Mobs have burned down or vandalized dozens of Christian businesses and Greek Orthodox, Roman Catholic, and evangelical churches in Ramallah, Tulkarem, and Bethlehem.

In the West Bank, Christians enjoy more freedom but still are subject to discrimination. One Christian from Ramallah said he fled after death threats for not giving his land to a Muslim who demanded it. Another, pressed to sell half of his business to Muslim buyers at a fraction of its value, let his company go bankrupt instead, then moved with his family to Canada.

    Christians have filed criminal complaints alleging kidnappings of Christian women to marry Muslim men, land thefts, harassment, and job discrimination. Many say they do not have an advocate in the Palestinian government.

    “Christians are increasingly aware that, unless something dramatic happens, their days are numbered,” said Justus Weiner, a senior fellow at Jerusalem Center for Public Affairs.

    Weiner, a human rights lawyer who has investigated injustices against Palestinian Christians for 13 years, predicts that the Christian community there will vanish in another decade.

    On the other hand, most traditional churches in the Holy Land challenge Weiner’s research, even denying any rancor between Christians and Muslims. Wadie Abunassar, former media adviser for the Catholic Church there, emphatically blames Israel.

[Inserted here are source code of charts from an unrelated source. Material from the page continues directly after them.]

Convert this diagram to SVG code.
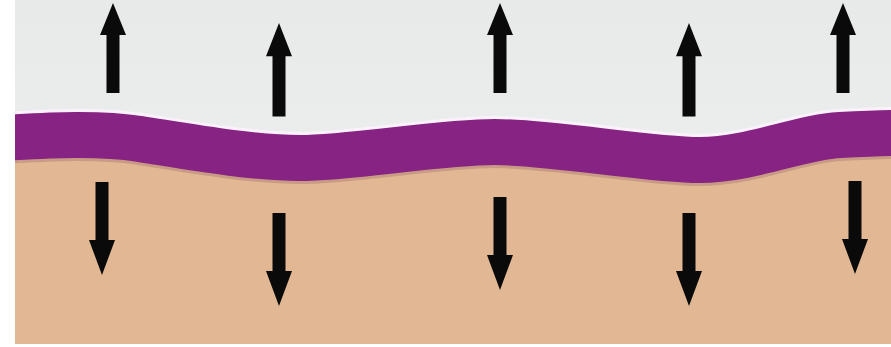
<svg xmlns="http://www.w3.org/2000/svg" width="891" height="347" viewBox="0 0 891 347">
  <style>
    .arrow { fill: #0a0a0a; }
  </style>
  <defs>
    <clipPath id="frame"><rect x="15" y="0" width="876" height="344"/></clipPath>
    <linearGradient id="sky" x1="0" y1="0" x2="0" y2="1">
      <stop offset="0" stop-color="#e8eaea"/>
      <stop offset="1" stop-color="#f0f1f0"/>
    </linearGradient>
    <path id="wave" d="M0,138 C40,136 95,132 140,139 S250,158 300,158 S440,142 495,142 S650,160 700,160 S800,137 840,135 S880,133 900,133"/>
    <path id="up" d="M0,0 L13,32 L6.5,32 L6.5,90 L-6.5,90 L-6.5,32 L-13,32 Z"/>
    <path id="down" d="M0,0 L-13,-35 L-6.5,-35 L-6.5,-93 L6.5,-93 L6.5,-35 L13,-35 Z"/>
  </defs>
  <rect width="891" height="347" fill="#ffffff"/>
  <g id="background" clip-path="url(#frame)">
    <rect x="15" y="0" width="876" height="344" fill="url(#sky)"/>
    <path d="M0,138 C40,136 95,132 140,139 S250,158 300,158 S440,142 495,142 S650,160 700,160 S800,137 840,135 S880,133 900,133 L900,344 L0,344 Z" fill="#e1b893"/>
  </g>
  <g id="membrane" clip-path="url(#frame)">
    <use href="#wave" transform="translate(0,2)" fill="none" stroke="#6a2a4a" stroke-opacity="0.2" stroke-width="48"/>
    <use href="#wave" transform="translate(0,-2)" fill="none" stroke="#fbf2fb" stroke-width="48"/>
    <use href="#wave" fill="none" stroke="#862383" stroke-width="46"/>
  </g>
  <g id="arrows-up">
    <g id="up1"><use href="#up" class="arrow" x="113" y="3"/></g>
    <g id="up2"><use href="#up" class="arrow" transform="translate(279,23) scale(1,1.04)"/></g>
    <g id="up3"><use href="#up" class="arrow" x="500" y="3"/></g>
    <g id="up4"><use href="#up" class="arrow" transform="translate(689,23) scale(1,1.04)"/></g>
    <g id="up5"><use href="#up" class="arrow" x="843" y="3"/></g>
  </g>
  <g id="arrows-down">
    <g id="down1"><use href="#down" class="arrow" x="102" y="275"/></g>
    <g id="down2"><use href="#down" class="arrow" x="279" y="306"/></g>
    <g id="down3"><use href="#down" class="arrow" x="500" y="290"/></g>
    <g id="down4"><use href="#down" class="arrow" x="689" y="306"/></g>
    <g id="down5"><use href="#down" class="arrow" x="855" y="274"/></g>
  </g>
</svg>
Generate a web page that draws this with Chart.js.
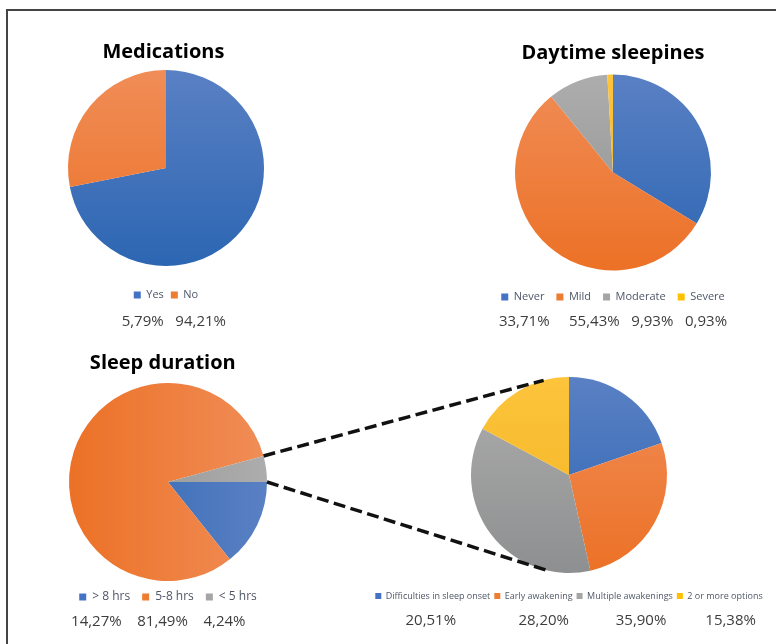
<!DOCTYPE html>
<html>
<head>
<meta charset="utf-8">
<script src="https://cdn.jsdelivr.net/npm/chart.js@4"></script>
<style>
  body { margin: 0; background: #fff; }
  #page { position: relative; width: 776px; height: 644px; overflow: hidden; }
  #frame { position: absolute; left: 6px; top: 9px; right: -10px; bottom: -10px; border-top: 2px solid #444; border-left: 2px solid #444; }
  .box { position: absolute; }
  canvas { display: block; }
  #links { position: absolute; left: 0; top: 0; pointer-events: none; }
</style>
</head>
<body>
<div id="page">
  <div id="frame"></div>
  <div class="box" style="left:16px;top:20px"><canvas id="medications" width="300" height="311"></canvas></div>
  <div class="box" style="left:463px;top:20px"><canvas id="sleepiness" width="300" height="311"></canvas></div>
  <div class="box" style="left:18px;top:330px"><canvas id="duration" width="300" height="301"></canvas></div>
  <div class="box" style="left:362px;top:355px"><canvas id="problems" width="414" height="275"></canvas></div>
  <canvas id="links" width="776" height="644"></canvas>
</div>
<script>
// data
var medLabels = ['Yes', 'No'];
var medValues = [71.9, 28.1];
var medPercents = ['5,79%', '94,21%'];

var sleepinessLabels = ['Never', 'Mild', 'Moderate', 'Severe'];
var sleepinessValues = [33.71, 55.43, 9.93, 0.93];
var sleepinessPercents = ['33,71%', '55,43%', '9,93%', '0,93%'];

var durationLabels = ['> 8 hrs', '5-8 hrs', '< 5 hrs'];
var durationValues = [14.27, 81.49, 4.24];
var durationPercents = ['14,27%', '81,49%', '4,24%'];

var problemLabels = ['Difficulties in sleep onset', 'Early awakening', 'Multiple awakenings', '2 or more options'];
var problemValues = [19.7, 26.8, 36.3, 17.2];
var problemPercents = ['20,51%', '28,20%', '35,90%', '15,38%'];

Chart.defaults.font.family = "'Open Sans', sans-serif";

// light / dark end of each slice gradient
var palette = {
    blue: ['#5a80c4', '#2c66b2'],
    orange: ['#f08d57', '#ec7126'],
    grey: ['#adadad', '#8e8f90'],
    yellow: ['#fdc43c', '#f0b21f']
};
var flat = { blue: '#4472c4', orange: '#ed7d31', grey: '#a5a5a5', yellow: '#ffc000' };

function shade(names, radius, horizontal) {
    return function (ctx) {
        var c = palette[names[ctx.dataIndex]];
        var area = ctx.chart.chartArea;
        if (!area) return c[1];
        var cx = (area.left + area.right) / 2, cy = (area.top + area.bottom) / 2;
        var g;
        if (horizontal) {
            g = ctx.chart.ctx.createLinearGradient(cx - radius, 0, cx + radius, 0);
            g.addColorStop(0, c[1]);
            g.addColorStop(1, c[0]);
        } else {
            g = ctx.chart.ctx.createLinearGradient(0, cy - radius, 0, cy + radius);
            g.addColorStop(0, c[0]);
            g.addColorStop(1, c[1]);
        }
        return g;
    };
}

function flatLabels(names) {
    return function (chart) {
        var items = Chart.overrides.pie.plugins.legend.labels.generateLabels(chart);
        items.forEach(function (it, i) {
            it.fillStyle = flat[names[i]];
            it.strokeStyle = flat[names[i]];
            it.lineWidth = 0;
        });
        return items;
    };
}

function spaces(n) { return new Array(n + 1).join(' '); }

function percentRow(values, gaps, lead, trail) {
    var s = spaces(lead || 0);
    values.forEach(function (v, i) { s += v + (i < gaps.length ? spaces(gaps[i]) : ''); });
    return s + spaces(trail || 0);
}

function makePie(id, o) {
    return new Chart(document.getElementById(id), {
        type: 'pie',
        data: {
            labels: o.labels,
            datasets: [{
                data: o.values,
                backgroundColor: shade(o.colors, o.radius, o.horizontal),
                borderWidth: 0,
                hoverOffset: 0,
                radius: o.radius,
                rotation: o.rotation || 0
            }]
        },
        options: {
            responsive: false,
            animation: false,
            events: [],
            layout: { padding: { top: o.padTop || 0 } },
            plugins: {
                title: {
                    display: !!o.title,
                    text: o.title || '',
                    color: '#000',
                    font: { size: 20, weight: 'bold' },
                    padding: o.titlePad || 0
                },
                legend: {
                    position: 'bottom',
                    labels: {
                        boxWidth: o.box,
                        boxHeight: o.box,
                        padding: o.gap,
                        color: '#4f5667',
                        font: { size: o.legendSize },
                        generateLabels: flatLabels(o.colors)
                    }
                },
                subtitle: {
                    display: true,
                    position: 'bottom',
                    text: o.percentText,
                    color: '#3d3d3d',
                    font: { size: 15 },
                    padding: { top: o.pctPad, bottom: 0 }
                },
                tooltip: { enabled: false }
            }
        }
    });
}

var medChart = makePie('medications', {
    title: 'Medications ', titlePad: { top: 20, bottom: -10.5 },
    labels: medLabels, values: medValues, colors: ['blue', 'orange'],
    radius: 98, box: 7, gap: 7, legendSize: 11,
    percentText: percentRow(medPercents, [3], 4), pctPad: 2.5
});

var sleepinessChart = makePie('sleepiness', {
    title: 'Daytime sleepines', titlePad: { top: 21, bottom: 0.5 },
    labels: sleepinessLabels, values: sleepinessValues, colors: ['blue', 'orange', 'grey', 'yellow'],
    radius: 98, box: 7, gap: 12, legendSize: 11,
    percentText: percentRow(sleepinessPercents, [5, 3, 3]), pctPad: 0.5
});

var durationChart = makePie('duration', {
    title: 'Sleep duration  ', titlePad: { top: 21, bottom: 10 },
    labels: durationLabels, values: durationValues, colors: ['blue', 'orange', 'grey'],
    radius: 99, rotation: 90, horizontal: true, box: 7, gap: 12, legendSize: 12,
    percentText: percentRow(durationPercents, [4, 4], 0, 5), pctPad: 0
});

var problemChart = makePie('problems', {
    labels: problemLabels, values: problemValues, colors: ['blue', 'orange', 'grey', 'yellow'],
    radius: 98, padTop: 7.5, box: 6, gap: 4, legendSize: 9,
    percentText: percentRow(problemPercents, [16, 12, 10], 6), pctPad: 1.5
});

// dashed connectors from the "< 5 hrs" slice to the breakdown pie
function drawLinks(from, to) {
    var cv = document.getElementById('links');
    var ctx = cv.getContext('2d');
    var page = cv.getBoundingClientRect();
    var ra = from.canvas.getBoundingClientRect();
    var rb = to.canvas.getBoundingClientRect();
    var slice = from.getDatasetMeta(0).data[2];
    var pie = to.getDatasetMeta(0).data[0];
    var starts = [slice.startAngle, slice.endAngle];
    var ends = [-105 * Math.PI / 180, 102 * Math.PI / 180];
    ctx.strokeStyle = '#111';
    ctx.lineWidth = 3.5;
    ctx.setLineDash([12, 5.5]);
    for (var i = 0; i < 2; i++) {
        ctx.beginPath();
        ctx.moveTo(ra.left - page.left + slice.x + slice.outerRadius * Math.cos(starts[i]),
                   ra.top - page.top + slice.y + slice.outerRadius * Math.sin(starts[i]));
        ctx.lineTo(rb.left - page.left + pie.x + pie.outerRadius * Math.cos(ends[i]),
                   rb.top - page.top + pie.y + pie.outerRadius * Math.sin(ends[i]));
        ctx.stroke();
    }
}

drawLinks(durationChart, problemChart);
</script>
</body>
</html>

    “The occupation is the source of evil,” he said, referring to Israel’s control of Palestinian borders and travel from the territories. “Occupation creates a lack of stability.”

    The situation for Christians in Israel, Abunassar contends, is worse than in the Palestinian territories and Syria. Christians in Gaza can address grievances to the ruling party, Hamas, and get more justice than in Israel, where “anyone not defined as a Jew is less equal,” he says.

    “I’m not saying there are no problems . . . there are some fanatic Muslims who are troublemakers,” he says. “But it is not because of Islam. The occupation, poverty, living conditions are major contributions” to the flight of Christians.

    Despite Abunassar’s claims, most Christians interviewed admit privately that they would rather live in Israel than in a Palestinian state.

    Another Palestinian from Gaza agrees that civilians are suffering “in this big prison” but explains that most difficulties intensified when Hamas took power in 2007 and, with Iranian backing, began pushing an Islamic agenda.

    Weiner denounces the lack of interest in the Palestinian Christian plight among foreign governments, Christians worldwide, human rights groups, and the media.

    “If you don’t make human rights one of your top priorities, or the top priority,” he said, “then none of the other stuff [the peace process and eliminating terrorism] is going to work.”